Know What Is Important
Many years ago, I was privileged to have Rav Meir Kahane as our Shabbat guest. I was a synagogue rabbi in Los Angeles, and for some reason, other rabbis were afraid to host this controversial leader.
Rabbi Kahane was a very cordial guest, and paid attention to my small children. He told my five year old son to notice that “there is Shabbat in your soup!” He also told us that when he blessed his own children every Friday night, he would add the words, “May you always know what is important in life, and what is not.”
I was reminded of this lesson, this past Shabbat. We were planning on lighting our Chanukah candles, together with other hotel visitors. I was one of the few who diligently brought an oil Menorah that would burn the necessary thirty minutes after the stars came out. Other people were not aware of this detail of Jewish law, and lit wax candles.
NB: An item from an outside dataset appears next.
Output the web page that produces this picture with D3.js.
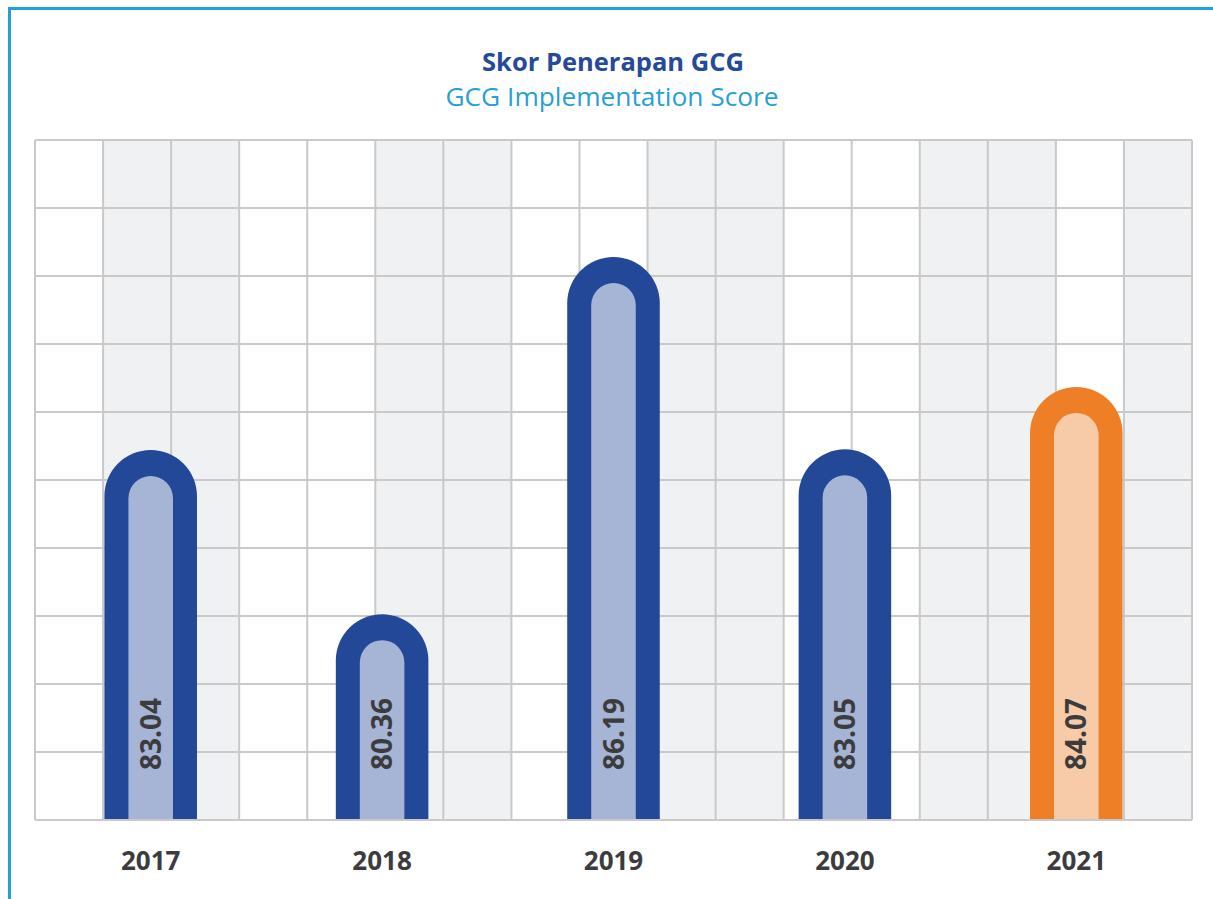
<!DOCTYPE html>
<html>
<head>
<meta charset="utf-8">
<script src="https://cdn.jsdelivr.net/npm/d3@7"></script>
<style>
  html, body { margin: 0; padding: 0; background: #ffffff; }
  svg { display: block; }
</style>
</head>
<body>
<svg id="chart" width="1213" height="899"></svg>
<script>
// ---- data ----
const years = ["2017", "2018", "2019", "2020", "2021"];
const scores = [83.04, 80.36, 86.19, 83.05, 84.07];
const highlight = [false, false, false, false, true];
const titleMain = "Skor Penerapan GCG";
const titleSub = "GCG Implementation Score";
const yDomain = [77, 88.1];
const gridRows = 10;
const columnShade = [0,1,1,0,0,1,1,0,0,1,1,0,0,1,1,0,1];

// ---- layout ----
const W = 1213, H = 899;
const plot = { left: 35, right: 1192, top: 140, bottom: 820 };
const svg = d3.select("#chart");

const x = d3.scaleBand().domain(years).range([plot.left, plot.right]).paddingInner(0.6).paddingOuter(0.3);
const y = d3.scaleLinear().domain(yDomain).range([plot.bottom, plot.top]);
const colScale = d3.scaleBand().domain(d3.range(columnShade.length)).range([plot.left, plot.right]);
const rowScale = d3.scaleLinear().domain([0, gridRows]).range([plot.bottom, plot.top]);

// outer frame lines
svg.append("line").attr("x1", 8).attr("x2", W).attr("y1", 8.5).attr("y2", 8.5)
  .attr("stroke", "#22a0d8").attr("stroke-width", 3);
svg.append("line").attr("x1", 9.5).attr("x2", 9.5).attr("y1", 7).attr("y2", H)
  .attr("stroke", "#22a0d8").attr("stroke-width", 3);

// titles
svg.append("text").attr("x", 613).attr("y", 71).attr("text-anchor", "middle")
  .attr("font-family", "Open Sans, sans-serif").attr("font-weight", 700).attr("font-size", 25.5)
  .attr("fill", "#254a98").text(titleMain);
svg.append("text").attr("x", 612).attr("y", 106).attr("text-anchor", "middle")
  .attr("font-family", "Open Sans, sans-serif").attr("font-weight", 400).attr("font-size", 26.3)
  .attr("fill", "#27a0d6").text(titleSub);

// column shading
svg.append("g").selectAll("rect").data(columnShade.map((s, i) => ({ s, i })).filter(d => d.s))
  .join("rect")
  .attr("x", d => colScale(d.i)).attr("width", colScale.bandwidth())
  .attr("y", plot.top).attr("height", plot.bottom - plot.top)
  .attr("fill", "#f0f1f3");

// grid lines
const grid = svg.append("g").attr("stroke", "#c9c9ca").attr("stroke-width", 2);
grid.selectAll("line.h").data(d3.range(gridRows + 1)).join("line").attr("class", "h")
  .attr("x1", plot.left).attr("x2", plot.right)
  .attr("y1", d => rowScale(d)).attr("y2", d => rowScale(d));
const colEdges = d3.range(columnShade.length).map(i => colScale(i)).concat([plot.right]);
grid.selectAll("line.v").data(colEdges).join("line").attr("class", "v")
  .attr("x1", d => d).attr("x2", d => d)
  .attr("y1", plot.top).attr("y2", plot.bottom);

// bars
function archPath(x0, w, top, bottom) {
  const r = w / 2;
  return `M${x0},${bottom} L${x0},${top + r} A${r},${r} 0 0 1 ${x0 + w},${top + r} L${x0 + w},${bottom} Z`;
}
const wall = 24, topWall = 26;
const bars = svg.append("g").selectAll("g").data(years.map((yr, i) => ({ yr, v: scores[i], hl: highlight[i] })))
  .join("g");
bars.append("path")
  .attr("d", d => archPath(x(d.yr), x.bandwidth(), y(d.v), plot.bottom - 1))
  .attr("fill", d => d.hl ? "#ee7f26" : "#234897");
bars.append("path")
  .attr("d", d => archPath(x(d.yr) + wall, x.bandwidth() - 2 * wall, y(d.v) + topWall, plot.bottom - 1))
  .attr("fill", d => d.hl ? "#f7cba7" : "#a6b5d6");
bars.append("text")
  .attr("transform", d => `translate(${x(d.yr) + x.bandwidth() / 2},770) rotate(-90)`)
  .attr("dy", "0.36em")
  .attr("font-family", "Open Sans, sans-serif").attr("font-weight", 700).attr("font-size", 28)
  .attr("fill", "#3c3c3e")
  .text(d => d.v.toFixed(2));

// x axis labels
const xAxis = d3.axisBottom(x).tickSize(0).tickPadding(0);
const ax = svg.append("g").attr("transform", `translate(0,${plot.bottom})`).call(xAxis);
ax.select(".domain").remove();
ax.selectAll("text")
  .attr("y", 50).attr("dy", 0)
  .attr("font-family", "Open Sans, sans-serif").attr("font-weight", 700).attr("font-size", 26)
  .attr("fill", "#3c3c3e");
</script>
</body>
</html>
As I was preparing to light my oil Menorah, I turned my head for a moment, only to realize that someone had mistakenly lit it. I was very disappointed that I was now unable to properly perform the Chanukah ritual.
I randomly struck up a conversation with a nice looking, religious man. I said to him, “Can you believe how some people could be so thoughtless and now I didn’t fulfill my Chanukah obligation.” That gentleman put me in my place, in a way that I will never forget.
He politely told me that I shouldn’t get upset over such trivialities. His son had gone to the festival on October seventh. He left the house at four a.m., and was murdered by six thirty a.m.
I told him how sorry I was for him, and later, watched him say Kaddish. I thought back to the wise words of Rabbi Kahane. We must never lose perspective of what is truly important in life, and what is not.